Your recommendations should include as much detail as possible on the areas of training your business needs to invest in. You will need to make the case for the types of expertise your business needs to teach its employees, which departments and individuals are in most need, what this is likely to cost, and how much company time this will require. 

It’s also a good idea to identify the key benefits to the business of pursuing this course of action, and threats in not changing the training provision. 

Final thoughts

A training needs analysis powered by insightful data is a powerful and informative tool for making changes to your business’s training and development provision. Done correctly, this process can be transformative, in terms of filling knowledge gaps and upskilling your workforce.
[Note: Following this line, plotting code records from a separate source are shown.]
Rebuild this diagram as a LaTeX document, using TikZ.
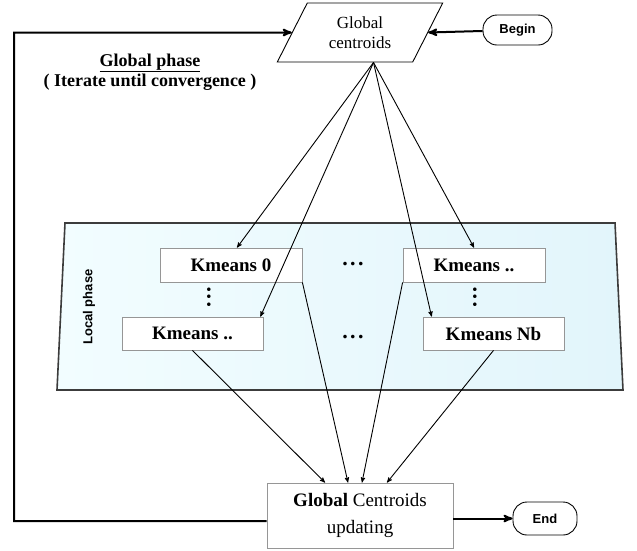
\documentclass[tikz,border=0pt]{standalone}
\usepackage{fontspec}
\setmainfont{Liberation Serif}
\setsansfont{Liberation Sans}
\usetikzlibrary{arrows,shapes.geometric}
\definecolor{localfill}{RGB}{242,253,255}
\definecolor{localfill2}{RGB}{226,245,251}
\definecolor{localedge}{RGB}{60,60,60}
\definecolor{boxedge}{RGB}{150,150,150}

\begin{document}
\begin{tikzpicture}[x=1pt,y=-1pt,>=stealth',
  every node/.style={inner sep=0pt},
  kmeans/.style={draw=boxedge,fill=white,line width=0.8pt,minimum width=142,minimum height=34,font=\bfseries\fontsize{19}{21}\selectfont},
  term/.style={draw,line width=0.9pt,rounded corners=14,minimum width=69,minimum height=30,font=\sffamily\bfseries\fontsize{13}{15}\selectfont},
  spoke/.style={->,line width=0.9pt},
  backline/.style={->,line width=2pt},
  ellip/.style={font=\bfseries\fontsize{22}{22}\selectfont}]
    \useasboundingbox (0,0) rectangle (637,550);
    % local phase area
    \shadedraw[left color=localfill,right color=localfill2,draw=localedge,line width=1.6pt]
        (65,223) -- (615,223) -- (623,390) -- (57,390) -- cycle;
    \node[rotate=90,font=\sffamily\bfseries\fontsize{13}{15}\selectfont] (lp) at (89,307) {Local phase};

    \node[trapezium,trapezium left angle=61,trapezium right angle=119,trapezium stretches=true,
          draw,fill=white,line width=0.9pt,minimum width=166,minimum height=59,align=center,
          font=\fontsize{17}{20}\selectfont] (gc) at (360,32.5) {Global\\centroids};
    \node[term] (begin) at (517.5,30) {Begin};
    \node[align=center,font=\bfseries\fontsize{18}{20}\selectfont] (gp) at (150,72)
        {\underline{Global phase}\\( Iterate until convergence )};

    \node[kmeans] (k0) at (231,265) {Kmeans 0};
    \node[kmeans] (k1) at (474,265) {Kmeans ..};
    \node[kmeans,minimum width=141,minimum height=33] (k2) at (192.5,333.5) {Kmeans ..};
    \node[kmeans,minimum width=141,minimum height=33] (k3) at (493.5,333.5) {Kmeans Nb};
    \node[ellip] (hd0) at (353,264) {.\kern2.5pt.\kern2.5pt.};
    \node[ellip] (hd1) at (353,337) {.\kern2.5pt.\kern2.5pt.};
    \node[ellip,rotate=90] (vd0) at (209,297) {.\kern2pt.\kern2pt.};
    \node[ellip,rotate=90] (vd1) at (475,297) {.\kern2pt.\kern2pt.};

    \node[draw=boxedge,fill=white,line width=0.9pt,minimum width=186,minimum height=65,align=center,
          font=\fontsize{19}{27}\selectfont] (upd) at (360,515.5) {\textbf{Global} Centroids\\updating};
    \node[term,minimum width=64,minimum height=33] (end) at (545,518.5) {End};

    \coordinate (fan) at ([xshift=13.5pt]gc.south);
    \draw[spoke] (fan) -- ([xshift=6pt]k0.north);
    \draw[spoke] (fan) -- ([xshift=-3pt]k2.north east);
    \draw[spoke] (fan) -- ([xshift=9pt]k3.north west);
    \draw[spoke] (fan) -- (k1.north);
    \draw[spoke] (k2.south) -- ([xshift=-35pt]upd.north);
    \draw[spoke] (k0.south east) -- ([xshift=-12pt]upd.north);
    \draw[spoke] (k1.south west) -- ([xshift=2pt]upd.north);
    \draw[spoke] (k3.south) -- ([xshift=27pt]upd.north);

    % iteration loop
    \coordinate (cb) at (14,521);
    \coordinate (ct) at (14,32.5);
    \draw[backline] (upd.west |- cb) -- (cb) -- (ct) -- (gc.west);
    \draw[backline] (begin) -- (gc.east);
    \draw[backline] (upd.east |- end) -- (end);
\end{tikzpicture}
\end{document}
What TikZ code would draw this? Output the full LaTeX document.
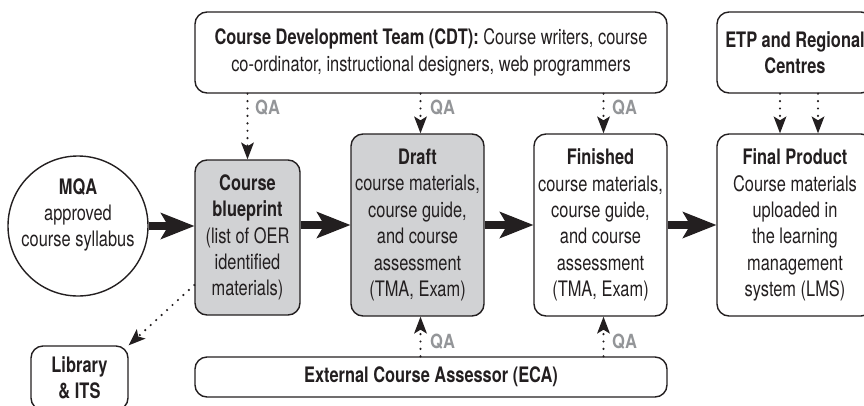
\documentclass[tikz,border=0pt]{standalone}
\usepackage{fontspec}
\setmainfont{TeX Gyre Heros}[FakeStretch=0.77]
\newfontfamily\bhfam{TeX Gyre Heros}[FakeStretch=0.845]
\usetikzlibrary{arrows.meta}
\definecolor{ink}{HTML}{231F20}
\definecolor{boxgray}{HTML}{D1D2D4}
\definecolor{qagray}{HTML}{939598}
\tikzset{
  box/.style={draw=ink, line width=1.4pt, rounded corners=12pt, align=center,
    text=ink, inner sep=0pt, font=\fontsize{21.3}{26.4}\selectfont},
  graybox/.style={box, fill=boxgray},
  bigarrow/.style={draw=ink, line width=8.5pt,
    -{Stealth[length=34pt, width=27pt, inset=8pt, line width=0pt]}},
  dotarrow/.style={draw=ink, line width=2.4pt, line cap=round,
    dash pattern=on 0pt off 7.4pt,
    -{Stealth[length=17pt, width=13pt, inset=4pt, line width=0pt]}},
  qa/.style={text=qagray, font=\bhfam\bfseries\fontsize{19.5}{21}\selectfont,
    inner sep=0pt, anchor=west},
}
\begin{document}
\begin{tikzpicture}[x=1pt, y=-1pt]
\useasboundingbox (0,0) rectangle (864,405);
\clip (0,0) rectangle (864,405);

% boxes
\node[box, minimum width=472pt, minimum height=81pt] (cdt) at (431,52.5)
  {\textbf{Course Development Team (CDT):} Course writers, course\\
   co-ordinator, instructional designers, web programmers};
\node[box, minimum width=156pt, minimum height=81pt] (etp) at (795,52.5)
  {\textbf{ETP and Regional}\\ \textbf{Centres}};
\node[box, circle, minimum size=140pt] (mqa) at (78,226) {};
\node[text=ink, align=center, inner sep=0pt, font=\fontsize{21.3}{26.4}\selectfont] (mqat) at (78,215)
  {\textbf{MQA}\\ approved\\ course syllabus};
\node[graybox, minimum width=105pt, minimum height=155pt] (bp) at (247.5,237.5)
  {\textbf{Course}\\ \textbf{blueprint}\\ (list of OER\\ identified\\ materials)};
\node[graybox, minimum width=133pt, minimum height=182pt] (draft) at (417.5,225)
  {\textbf{Draft}\\ course materials,\\ course guide,\\ and course\\ assessment\\ (TMA, Exam)};
\node[box, minimum width=133pt, minimum height=182pt] (fin) at (600.5,225)
  {\textbf{Finished}\\ course materials,\\ course guide,\\ and course\\ assessment\\ (TMA, Exam)};
\node[box, minimum width=156pt, minimum height=182pt] (final) at (795,225)
  {\textbf{Final Product}\\ Course materials\\ uploaded in\\ the learning\\ management\\ system (LMS)};
\node[box, minimum width=97pt, minimum height=64pt] (lib) at (79.5,378)
  {\textbf{Library}\\ \textbf{\& ITS}};
\node[box, minimum width=472pt, minimum height=40pt] (eca) at (431,377)
  {\textbf{External Course Assessor (ECA)}};

% main flow
\draw[bigarrow] (mqa.east) -- (mqa.east -| bp.west);
\draw[bigarrow] (bp.east |- draft.west) -- (draft.west);
\draw[bigarrow] (draft.east) -- (fin.west);
\draw[bigarrow] (fin.east) -- (final.west);

% QA from CDT
\draw[dotarrow] (cdt.south -| bp.north) -- (bp.north);
\draw[dotarrow] ([xshift=3pt]cdt.south -| draft.north) -- ([xshift=3pt]draft.north);
\draw[dotarrow] ([xshift=3pt]cdt.south -| fin.north) -- ([xshift=3pt]fin.north);
\node[qa] (qa1) at (255,108) {QA};
\node[qa] (qa2) at (430,108) {QA};
\node[qa] (qa3) at (612,108) {QA};

% ETP to final
\draw[dotarrow] ([xshift=-15pt]etp.south) -- ([xshift=-15pt]final.north);
\draw[dotarrow] ([xshift=23pt]etp.south) -- ([xshift=23pt]final.north);

% QA from ECA
\draw[dotarrow] ([xshift=3pt]eca.north -| draft.south) -- ([xshift=3pt]draft.south);
\draw[dotarrow] ([xshift=3pt]eca.north -| fin.south) -- ([xshift=3pt]fin.south);
\node[qa] (qa4) at (430,342) {QA};
\node[qa] (qa5) at (612,342) {QA};

% blueprint to library
\draw[dotarrow] ([yshift=-47.5pt]bp.west) -- (lib.north east);
\end{tikzpicture}
\end{document}
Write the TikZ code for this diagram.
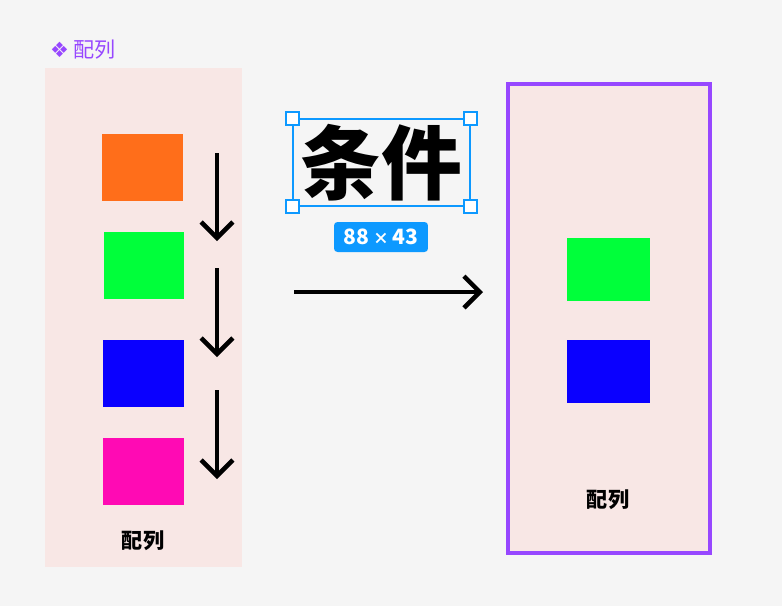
\documentclass[tikz,border=0pt]{standalone}
\usepackage{fontspec}
\setmainfont{Noto Sans CJK SC}
\newfontfamily\symfont{DejaVu Sans}
\usetikzlibrary{arrows.meta}
\definecolor{bgGray}{HTML}{F5F5F5}
\definecolor{panelPink}{HTML}{F8E7E5}
\definecolor{framePurple}{HTML}{9747FF}
\definecolor{selBlue}{HTML}{0D99FF}
\definecolor{cOrange}{HTML}{FF6E1A}
\definecolor{cGreen}{HTML}{00FF3A}
\definecolor{cBlue}{HTML}{0A00FF}
\definecolor{cMagenta}{HTML}{FF0AB4}
\tikzset{
  block/.style={draw=none, minimum width=1.62cm, minimum height=1.34cm, inner sep=0pt},
  flow/.style={line width=2.6pt, -{Straight Barb[length=9pt,width=18pt,line width=2.6pt]}},
  handle/.style={draw=selBlue, fill=white, line width=0.8pt, minimum size=0.26cm, inner sep=0pt},
  caption/.style={font=\bfseries\large}
}
\begin{document}
\begin{tikzpicture}[x=0.02cm,y=-0.02cm]
\fill[bgGray] (0,0) rectangle (782,606);
\useasboundingbox (0,0) rectangle (782,606);

% ======================
% Source array
% ======================
\node[text=framePurple, anchor=west, font=\large] (tag) at (44,50) {{\symfont ❖} 配列};
\fill[panelPink] (45,68) rectangle (242,567);
\node[block, fill=cOrange] (orange) at (142.5,167.5) {};
\node[block, fill=cGreen] (green) at (144,265.5) {};
\node[block, fill=cBlue] (blue) at (143.5,373.5) {};
\node[block, fill=cMagenta] (magenta) at (143.5,471.5) {};
\node[caption] (leftcap) at (143,541) {配列};

\coordinate (a1) at (217,153); \coordinate (b1) at (217,241);
\coordinate (a2) at (217,268); \coordinate (b2) at (217,357);
\coordinate (a3) at (217,390); \coordinate (b3) at (217,479);
\foreach \i in {1,2,3}
  \draw[flow] (a\i) -- (b\i);

% ======================
% Condition
% ======================
\node[font=\bfseries\fontsize{46}{46}\selectfont, draw=selBlue, line width=0.8pt,
  minimum width=3.54cm, minimum height=1.74cm, inner sep=0pt] (cond) at (381.5,162.5) {条件};
\foreach \c in {north west,north east,south west,south east}
  \node[handle] at (cond.\c) {};
\node[fill=selBlue, text=white, rounded corners=2pt, minimum width=1.88cm,
  minimum height=0.6cm, inner sep=0pt, font=\bfseries\large] (size) at (381,237) {88\,{\small×}\,43};

\coordinate (from) at (294,292);
\coordinate (to) at (483,292);
\draw[flow] (from) -- (to);

% ======================
% Result array
% ======================
\draw[framePurple, fill=panelPink, line width=2.2pt] (508,84) rectangle (710,553);
\node[block, fill=cGreen, minimum width=1.66cm, minimum height=1.26cm] (rgreen) at (608.5,269.5) {};
\node[block, fill=cBlue, minimum width=1.66cm, minimum height=1.26cm] (rblue) at (608.5,371.5) {};
\node[caption] (rightcap) at (608,500) {配列};
\end{tikzpicture}
\end{document}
A TNA can help your organization focus their staff’s valuable time, and the business’s valuable budget on the right training programs. It means that learning can truly add value and address genuine gaps in knowledge and expertise.

Knowledge is power, and gathering data to steer your business’s training ambitions is certainly a powerful example of this. Well trained and skilled staff are crucial to your business’s growth and success, getting that training right is the key advantage of conducting a TNA driven by data.